## Written problem
Lines containing the string "code" are to be collected in full.
%%
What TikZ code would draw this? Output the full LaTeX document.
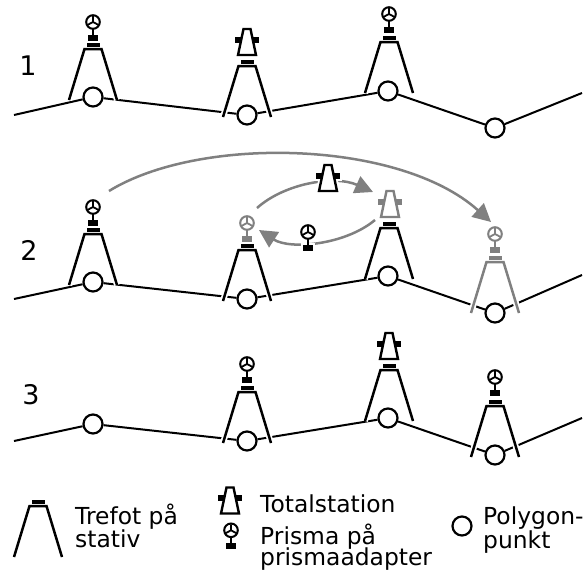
\documentclass[tikz,border=0pt]{standalone}
\usepackage{fontspec}
\setmainfont{DejaVu Sans}
\usetikzlibrary{arrows.meta}
\definecolor{gr}{HTML}{808080}
\tikzset{
  x=1pt,y=-1pt,
  pt/.style={circle,draw=black,fill=white,line width=2.2pt,minimum size=19pt,inner sep=0pt},
  ground/.style={line width=2pt,black},
  move/.style={line width=2.5pt,gr,-{Triangle[length=18pt,width=18pt]}},
  lab/.style={anchor=base west,font=\fontsize{23.4}{23.4}\selectfont,inner sep=0pt,align=left},
  num/.style={anchor=center,font=\fontsize{27}{27}\selectfont,inner sep=0pt},
  pics/tripod/.style={code={
    \draw[white,line width=6pt,line join=round] (-24,0)--(-8.5,-51)--(8.5,-51)--(24,0);
    \fill[white] (-8,-59.5) rectangle (8,-50);
    \draw[#1,line width=2.5pt,line join=miter] (-24,0)--(-8.5,-51)--(8.5,-51)--(24,0);
    \fill[#1] (-6.5,-57.5) rectangle (6.5,-53.5);
  }},
  pics/prism/.style={code={
    \fill[white] (-7,-67) rectangle (7,-57.5);
    \fill[white] (0,-78) circle (9.5);
    \fill[#1] (-5,-65.5) rectangle (5,-59.5);
    \draw[#1,line width=2.6pt] (0,-72) -- (0,-65);
    \draw[#1,line width=2pt,fill=white] (0,-78) circle (6.8);
    \draw[#1,line width=1.8pt] (0,-78) -- (0,-84) (0,-78) -- (-5.6,-75) (0,-78) -- (5.6,-75);
  }},
  pics/station/.style={code={
    \fill[white] (-14,-82.5) rectangle (14,-72.5);
    \draw[white,line width=6pt,line join=round] (-9,-62)--(-3.5,-88)--(3.5,-88)--(9,-62)--cycle;
    \fill[#1] (-12,-80.5) rectangle (12,-74.5);
    \draw[#1,line width=2.4pt,fill=white,line join=miter] (-9,-62)--(-3.5,-88)--(3.5,-88)--(9,-62)--cycle;
  }},
}
\begin{document}
\begin{tikzpicture}
\useasboundingbox[fill=white] (0,0) rectangle (584,571);

% survey points
\foreach \s/\ya/\yb/\yc/\yd/\ye/\yf in {a/115/97/115/91/128/93,b/299/282/299/276/313/275,c/441/424/441/418/455/418}{
  \coordinate (\s0) at (14,\ya);
  \node[pt] (\s1) at (93,\yb) {};
  \node[pt] (\s2) at (247,\yc) {};
  \node[pt] (\s3) at (388,\yd) {};
  \node[pt] (\s4) at (495,\ye) {};
  \coordinate (\s5) at (582,\yf);
  \draw[ground] (\s0) -- (\s1) -- (\s2) -- (\s3) -- (\s4) -- (\s5);
}

% moves
\coordinate (m1s) at (109,191);
\coordinate (m1e) at (491,222);
\coordinate (m2s) at (257,208);
\coordinate (m2e) at (373,192);
\coordinate (m3s) at (375,220);
\coordinate (m3e) at (259,230);
\draw[move] (m1s) .. controls (200,135) and (400,140) .. (m1e);
\draw[move] (m2s) .. controls (285,183) and (335,175) .. (m2e);
\draw[move] (m3s) .. controls (345,245) and (290,250) .. (m3e);

% row 1
\pic at (93,100) {tripod=black};
\pic at (93,100) {prism=black};
\pic at (247,117) {tripod=black};
\pic at (247,117) {station=black};
\pic at (389,93) {tripod=black};
\pic at (389,92) {prism=black};

% row 2
\pic at (93,285) {tripod=black};
\pic at (93,285) {prism=black};
\pic at (247,301) {prism=gr};
\pic at (247,301) {tripod=black};
\pic at (389,279) {tripod=black};
\pic at (390,279) {station=gr};
\pic at (495,313) {tripod=gr};
\pic at (495,312) {prism=gr};
\pic at (328,253) {station=black};
\pic at (308,310) {prism=black};

% row 3
\pic at (247,443) {tripod=black};
\pic at (247,442) {prism=black};
\pic at (389,421) {tripod=black};
\pic at (389,421) {station=black};
\pic at (495,457) {tripod=black};
\pic at (495,455) {prism=black};

% row numbers
\node[num] (n1) at (28,66) {1};
\node[num] (n2) at (29,250) {2};
\node[num] (n3) at (31,395) {3};

% legend
\pic at (38,557) {tripod=black};
\pic at (230,575.5) {station=black};
\begin{scope}[shift={(231,542)},scale=0.85]
  \pic at (0,78) {prism=black};
\end{scope}
\node[pt] (lp) at (462,526) {};
\node[lab] (t1) at (75,524) {Trefot på};
\node[lab] (t2) at (75,547) {stativ};
\node[lab] (t3) at (260,512) {Totalstation};
\node[lab] (t4) at (260,544) {Prisma på};
\node[lab] (t5) at (260,565) {prismaadapter};
\node[lab] (t6) at (483,524) {Polygon-};
\node[lab] (t7) at (483,548) {punkt};
\end{tikzpicture}
\end{document}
%%
## Expected output
What TikZ code would draw this? Output the full LaTeX document.
  pics/tripod/.style={code={
  pics/prism/.style={code={
  pics/station/.style={code={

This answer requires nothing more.